Ever since the Medicare Part D prescription drug plan rolled out in 2006, many seniors have been facing costly myriad concerns and issues over what has been labeled as the “donut hole.” The hole, or gap in coverage that leaves it up to individuals to cover a portion of their prescription costs, affected between three and seven million beneficiaries in 2006, leaving many in a tight financial spot. It turns out that the estimate will rise in 2007.
So what can Medicare beneficiaries do about this costly and often very frustrating problem?
According to The Journal of the American Medical Association (JAMA), there are steps you can take to avoid falling into the donut hole. The first step? Careful planning and consulting with your doctor about your current and future medication needs in order to see what the most fiscally conservative options are for you. While it’s up to you to decipher Part D, experts have noted that having a strong relationship with your doctor — who you can consult with when it comes to the medications you are taking — can be very advantageous.
So how does the donut hole occur, exactly? Essentially, in the standard version of Part D (for 2007), you are responsible for an initial deductible of $265. After that, you are responsible for 25% of the following $2,135, which translates to $534 in medication costs. This is where the donut hole happens — you are required to pay out of pocket for the next $3,051 in drug costs. So, that basically translates to you paying out $3,850 of the initial $5,451 in drug costs — this includes premiums as well. Once you surpass the $5,451 mark, you only pay five percent of your drug expenditures.
To say that these are staggering costs for most seniors is an understatement. Many seniors in the U.S. are living on either a pension and/or their retirement savings, which are being eaten away at by their rising medical costs. This is even more difficult for those seniors who do not have any drug coverage or who have traditional drug coverage that may include tiered co-payments.
So what can you do to prevent falling into the donut hole? For starters, as I already mentioned, your doctor is an excellent resource. He/she can help you forecast your medical needs for the upcoming year and can help you choose alternate or less costly options, such as various therapies or prescriptions for generic drugs. He/she can also help you eliminate drugs or therapies that you may not need to take, which will also help you to reduce your costs. You can also look into Medicare’s “Extra Help” program and see if you are eligible to have your costs subsidized. Check out http://ssl1.benefitscheckup.org or call (800) MEDI- CARE for more information.

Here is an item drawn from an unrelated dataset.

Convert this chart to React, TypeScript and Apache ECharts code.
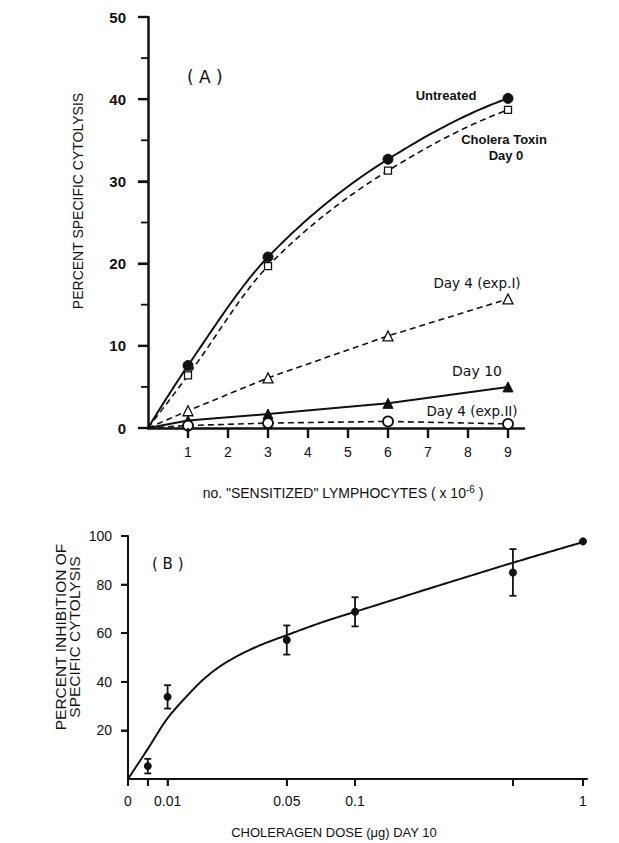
import React, { useEffect, useRef } from "react";
import * as echarts from "echarts";

// ---------- Panel A data ----------
const cellsA = [0, 1, 3, 6, 9];
const untreated = [0, 7.6, 20.8, 32.7, 40.1];
const choleraDay0 = [0, 6.4, 19.7, 31.3, 38.7];
const day4ExpI = [0, 2.1, 6.1, 11.2, 15.7];
const day10 = [0, 0.9, 1.7, 3.0, 5.0];
const day4ExpII = [0, 0.3, 0.6, 0.8, 0.5];
const xTicksA = [1, 2, 3, 4, 5, 6, 7, 8, 9];
const yLabelsA = [0, 10, 20, 30, 40, 50];
const yMinorTicksA = [5, 15, 25, 35, 45];

// ---------- Panel B data ----------
// the dose axis is drawn with a non-uniform scale: dose stops -> axis fraction
const doseStops = [0, 0.01, 0.05, 0.1, 0.5, 1];
const doseAxisStops = [0, 0.087, 0.349, 0.499, 0.846, 1];
const doseTicks = [0, 0.005, 0.01, 0.05, 0.1, 0.5, 1];
const doseTickLabels = ["0", "", "0.01", "0.05", "0.1", "", "1"];
const doseB = [0.005, 0.01, 0.05, 0.1, 0.5, 1];
const inhibB = [5.3, 33.8, 57.2, 68.8, 85, 97.8];
const errB = [3, 4.8, 6, 6, 9.6, 0];
const curveDose = [0, 0.005, 0.01, 0.016, 0.0225, 0.029, 0.04, 0.05, 0.078, 0.1, 0.5, 1];
const curveInhib = [0, 12.4, 25, 33.5, 41.5, 47.5, 54.5, 59.2, 64.9, 68.8, 89, 97.5];
const yTicksB = [20, 40, 60, 80, 100];

function doseToAxis(d: number): number {
  for (let i = 1; i < doseStops.length; i++) {
    if (d <= doseStops[i]) {
      const t = (d - doseStops[i - 1]) / (doseStops[i] - doseStops[i - 1]);
      return doseAxisStops[i - 1] + t * (doseAxisStops[i] - doseAxisStops[i - 1]);
    }
  }
  return doseAxisStops[doseAxisStops.length - 1];
}

// monotone cubic (Fritsch-Butland) sampling between given data points
function monotoneSample(xs: number[], ys: number[], n = 30): number[][] {
  const k = xs.length;
  const h: number[] = [];
  const d: number[] = [];
  for (let i = 0; i < k - 1; i++) {
    h[i] = xs[i + 1] - xs[i];
    d[i] = (ys[i + 1] - ys[i]) / h[i];
  }
  const m: number[] = new Array(k).fill(0);
  for (let i = 1; i < k - 1; i++) {
    if (d[i - 1] * d[i] <= 0) m[i] = 0;
    else m[i] = (3 * (h[i - 1] + h[i])) / ((2 * h[i] + h[i - 1]) / d[i - 1] + (h[i] + 2 * h[i - 1]) / d[i]);
  }
  m[0] = ((2 * h[0] + (h[1] || 0)) * d[0] - h[0] * (d[1] ?? d[0])) / (h[0] + (h[1] || 0));
  if (m[0] * d[0] <= 0) m[0] = 0;
  else if (Math.abs(m[0]) > 3 * Math.abs(d[0])) m[0] = 3 * d[0];
  const L = k - 1;
  m[L] = ((2 * h[L - 1] + (h[L - 2] || 0)) * d[L - 1] - h[L - 1] * (d[L - 2] ?? d[L - 1])) / (h[L - 1] + (h[L - 2] || 0));
  if (m[L] * d[L - 1] <= 0) m[L] = 0;
  else if (Math.abs(m[L]) > 3 * Math.abs(d[L - 1])) m[L] = 3 * d[L - 1];
  const out: number[][] = [];
  for (let i = 0; i < k - 1; i++) {
    for (let j = 0; j < n; j++) {
      const t = j / n;
      const t2 = t * t, t3 = t2 * t;
      const h00 = 2 * t3 - 3 * t2 + 1, h10 = t3 - 2 * t2 + t, h01 = -2 * t3 + 3 * t2, h11 = t3 - t2;
      out.push([xs[i] + t * h[i], h00 * ys[i] + h10 * h[i] * m[i] + h01 * ys[i + 1] + h11 * h[i] * m[i + 1]]);
    }
  }
  out.push([xs[k - 1], ys[k - 1]]);
  return out;
}

const FONT = "Liberation Sans";
const ANN = "DejaVu Sans";
const BLACK = "#111";

function pts(xs: number[], ys: number[]) {
  return xs.map((x, i) =>
    i === 0 && x === 0 ? { value: [x, ys[i]], symbol: "none" } : { value: [x, ys[i]] }
  );
}

function splineSeries(name: string, xs: number[], ys: number[], axis: number, lineWidth: number, dash: number[] | null) {
  return {
    name,
    type: "custom",
    xAxisIndex: axis,
    yAxisIndex: axis,
    data: xs.map((x, i) => [x, ys[i]]),
    encode: { x: 0, y: 1 },
    silent: true,
    renderItem: (params: any, api: any) => {
      if (params.dataIndex !== 0) return null;
      const points = monotoneSample(xs, ys).map((p) => api.coord(p));
      return {
        type: "polyline",
        shape: { points },
        style: { stroke: BLACK, lineWidth, fill: null, lineDash: dash || undefined },
      };
    },
  };
}

export default function App() {
  const ref = useRef<HTMLDivElement>(null);
  useEffect(() => {
    document.body.style.margin = "0";
    const chart = echarts.init(ref.current!, undefined, { renderer: "svg" });
    const openStyle = { color: "#fff", borderColor: BLACK, borderWidth: 1.3, opacity: 1 };
    const filledStyle = { color: BLACK, borderColor: BLACK, borderWidth: 1, opacity: 1 };
    const bTickVals = doseTicks.map(doseToAxis);
    const curveX = curveDose.map(doseToAxis);
    const texts: any[] = [
      { type: "text", left: 187, top: 68, style: { text: "( A )", fontSize: 17, fontFamily: ANN, fill: BLACK } },
      { type: "text", x: 446, y: 95, style: { text: "Untreated", fontSize: 13, fontWeight: "bold", fontFamily: FONT, fill: BLACK, align: "center", verticalAlign: "middle" } },
      { type: "text", x: 504, y: 139, style: { text: "Cholera Toxin", fontSize: 13, fontWeight: "bold", fontFamily: FONT, fill: BLACK, align: "center", verticalAlign: "middle" } },
      { type: "text", x: 506, y: 155, style: { text: "Day 0", fontSize: 13, fontWeight: "bold", fontFamily: FONT, fill: BLACK, align: "center", verticalAlign: "middle" } },
      { type: "text", x: 477, y: 283, style: { text: "Day 4 (exp.I)", fontSize: 13.5, fontFamily: ANN, fill: BLACK, align: "center", verticalAlign: "middle" } },
      { type: "text", x: 477, y: 371, style: { text: "Day 10", fontSize: 14, fontFamily: ANN, fill: BLACK, align: "center", verticalAlign: "middle" } },
      { type: "text", x: 472, y: 411, style: { text: "Day 4 (exp.II)", fontSize: 13.5, fontFamily: ANN, fill: BLACK, align: "center", verticalAlign: "middle" } },
      {
        type: "text",
        x: 78,
        y: 201,
        rotation: Math.PI / 2,
        style: { text: "PERCENT SPECIFIC CYTOLYSIS", fontSize: 14, fontFamily: FONT, fill: BLACK, align: "center", verticalAlign: "middle" },
      },
      {
        type: "text",
        x: 343,
        y: 493,
        style: {
          text: 'no. "SENSITIZED" LYMPHOCYTES ( x 10{sup|-6} )',
          fontSize: 14,
          fontFamily: FONT,
          fill: BLACK,
          align: "center",
          verticalAlign: "middle",
          rich: { sup: { fontSize: 10, fontFamily: FONT, fill: BLACK, verticalAlign: "top", padding: [0, 0, 8, 0] } },
        },
      },
      { type: "text", left: 152, top: 556, style: { text: "( B )", fontSize: 15, fontFamily: ANN, fill: BLACK } },
      {
        type: "text",
        x: 67,
        y: 637,
        rotation: Math.PI / 2,
        style: {
          text: "PERCENT INHIBITION OF\nSPECIFIC CYTOLYSIS",
          fontSize: 15.5,
          lineHeight: 14,
          fontFamily: FONT,
          fill: BLACK,
          align: "center",
          verticalAlign: "middle",
        },
      },
      {
        type: "text",
        x: 334,
        y: 832,
        style: { text: "CHOLERAGEN DOSE (\u03bcg) DAY 10", fontSize: 13, fontFamily: FONT, fill: BLACK, align: "center", verticalAlign: "middle" },
      },
    ];
    const option: any = {
      animation: false,
      backgroundColor: "#fff",
      grid: [
        { left: 148, top: 17, width: 376, height: 411 },
        { left: 128, top: 536, width: 459, height: 243 },
      ],
      xAxis: [
        {
          gridIndex: 0,
          type: "value",
          min: 0,
          max: 9.4,
          axisLine: { show: true, lineStyle: { color: BLACK, width: 2.5 } },
          axisTick: { show: true, customValues: xTicksA, length: 10, lineStyle: { color: BLACK, width: 2.2 } },
          axisLabel: { customValues: xTicksA, margin: 17, fontSize: 14, color: BLACK, fontFamily: FONT },
          splitLine: { show: false },
        },
        {
          gridIndex: 1,
          type: "value",
          min: 0,
          max: 459 / 455,
          axisLine: { show: true, lineStyle: { color: BLACK, width: 2 } },
          axisTick: { show: true, customValues: bTickVals, length: 7, lineStyle: { color: BLACK, width: 1.8 } },
          axisLabel: {
            customValues: bTickVals,
            margin: 15,
            fontSize: 14,
            color: BLACK,
            fontFamily: FONT,
            formatter: (v: number) => {
              let best = 0;
              bTickVals.forEach((t, i) => {
                if (Math.abs(t - v) < Math.abs(bTickVals[best] - v)) best = i;
              });
              return doseTickLabels[best];
            },
          },
          splitLine: { show: false },
        },
      ],
      yAxis: [
        {
          gridIndex: 0,
          type: "value",
          min: 0,
          max: 50,
          axisLine: { show: true, lineStyle: { color: BLACK, width: 2.5 } },
          axisTick: { show: true, customValues: yLabelsA, length: 10, lineStyle: { color: BLACK, width: 2.2 } },
          axisLabel: { customValues: yLabelsA, margin: 22, fontSize: 15, color: BLACK, fontFamily: FONT, fontWeight: "bold" },
          splitLine: { show: false },
        },
        {
          gridIndex: 1,
          type: "value",
          min: 0,
          max: 100,
          axisLine: { show: true, lineStyle: { color: BLACK, width: 2 } },
          axisTick: { show: true, customValues: yTicksB, length: 7, lineStyle: { color: BLACK, width: 1.8 } },
          axisLabel: { customValues: yTicksB, margin: 16, fontSize: 14, color: BLACK, fontFamily: FONT },
          splitLine: { show: false },
        },
      ],
      series: [
        splineSeries("Untreated curve", cellsA, untreated, 0, 2, null),
        splineSeries("Cholera curve", cellsA, choleraDay0, 0, 1.6, [6, 4]),
        {
          name: "Untreated",
          type: "scatter",
          xAxisIndex: 0,
          yAxisIndex: 0,
          data: pts(cellsA, untreated),
          symbol: "circle",
          symbolSize: 10,
          itemStyle: filledStyle,
          z: 5,
        },
        {
          name: "Cholera Toxin Day 0",
          type: "scatter",
          xAxisIndex: 0,
          yAxisIndex: 0,
          data: pts(cellsA, choleraDay0),
          symbol: "rect",
          symbolSize: 7,
          itemStyle: openStyle,
          z: 5,
        },
        {
          name: "Day 4 (exp.I)",
          type: "line",
          xAxisIndex: 0,
          yAxisIndex: 0,
          data: pts(cellsA, day4ExpI),
          symbol: "triangle",
          symbolSize: 10,
          lineStyle: { color: BLACK, width: 1.6, type: [6, 4] },
          itemStyle: openStyle,
        },
        {
          name: "Day 10",
          type: "line",
          xAxisIndex: 0,
          yAxisIndex: 0,
          data: pts(cellsA, day10),
          symbol: "triangle",
          symbolSize: 10,
          lineStyle: { color: BLACK, width: 2 },
          itemStyle: filledStyle,
        },
        {
          name: "Day 4 (exp.II)",
          type: "line",
          xAxisIndex: 0,
          yAxisIndex: 0,
          data: pts(cellsA, day4ExpII),
          symbol: "circle",
          symbolSize: 10,
          lineStyle: { color: BLACK, width: 1.6, type: [6, 4] },
          itemStyle: { color: "#fff", borderColor: BLACK, borderWidth: 1.8, opacity: 1 },
        },
        splineSeries("Fit", curveX, curveInhib, 1, 2, null),
        {
          name: "Error",
          type: "custom",
          xAxisIndex: 1,
          yAxisIndex: 1,
          data: doseB
            .map((d, i) => [doseToAxis(d), inhibB[i] - errB[i], inhibB[i] + errB[i]])
            .filter((r) => r[2] > r[1]),
          encode: { x: 0, y: [1, 2] },
          renderItem: (params: any, api: any) => {
            const x = api.value(0);
            const top = api.coord([x, api.value(2)]);
            const bot = api.coord([x, api.value(1)]);
            const w = 3.5;
            const st = { stroke: BLACK, lineWidth: 1.8 };
            return {
              type: "group",
              children: [
                { type: "line", shape: { x1: top[0], y1: top[1], x2: bot[0], y2: bot[1] }, style: st },
                { type: "line", shape: { x1: top[0] - w, y1: top[1], x2: top[0] + w, y2: top[1] }, style: st },
                { type: "line", shape: { x1: bot[0] - w, y1: bot[1], x2: bot[0] + w, y2: bot[1] }, style: st },
              ],
            };
          },
        },
        {
          name: "Inhibition",
          type: "scatter",
          xAxisIndex: 1,
          yAxisIndex: 1,
          data: doseB.map((d, i) => [doseToAxis(d), inhibB[i]]),
          symbol: "circle",
          symbolSize: 8,
          itemStyle: { color: BLACK, opacity: 1 },
          z: 5,
        },
      ],
      graphic: texts,
    };
    chart.setOption(option);

    // outward tick marks, placed through the axes' own scales (coincide with the native ticks)
    const tickLines: any[] = [];
    const addTicks = (grid: number, values: number[], dir: "x" | "y", len: number, width: number) => {
      values.forEach((v) => {
        const p = chart.convertToPixel({ gridIndex: grid }, dir === "x" ? [v, 0] : [0, v]) as number[];
        if (!p || !isFinite(p[0]) || !isFinite(p[1])) return;
        tickLines.push({
          type: "line",
          z: 100,
          shape:
            dir === "x"
              ? { x1: p[0], y1: p[1], x2: p[0], y2: p[1] + len }
              : { x1: p[0], y1: p[1], x2: p[0] - len, y2: p[1] },
          style: { stroke: BLACK, lineWidth: width },
        });
      });
    };
    addTicks(0, xTicksA, "x", 10, 2.2);
    addTicks(0, yLabelsA, "y", 10, 2.2);
    addTicks(0, yMinorTicksA, "y", 7, 1.8);
    addTicks(1, bTickVals, "x", 7, 1.8);
    addTicks(1, yTicksB, "y", 7, 1.8);
    chart.setOption({ graphic: texts.concat(tickLines) });

    return () => chart.dispose();
  }, []);
  return <div ref={ref} style={{ width: 619, height: 843 }} />;
}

You can also try going the generic route with your drugs. Your doctor can switch certain brand-name drug prescriptions for generic ones. Plus, you can check to see if your pills can be scored (split in half by your doctor or pharmacist) if the dosage allows for it. Plus, check out what is available south of the border — many Canadian pharmacies can provide you with the same drugs you are taking at a much lower cost than the American alternatives.
Finally, see if you can apply to various federal or state assistance programs, if you are eligible, as they can help with funding. These include such organizations as federally qualified health centers, the Veteran’s Affair system, and various state discount programs that are being offered to individuals.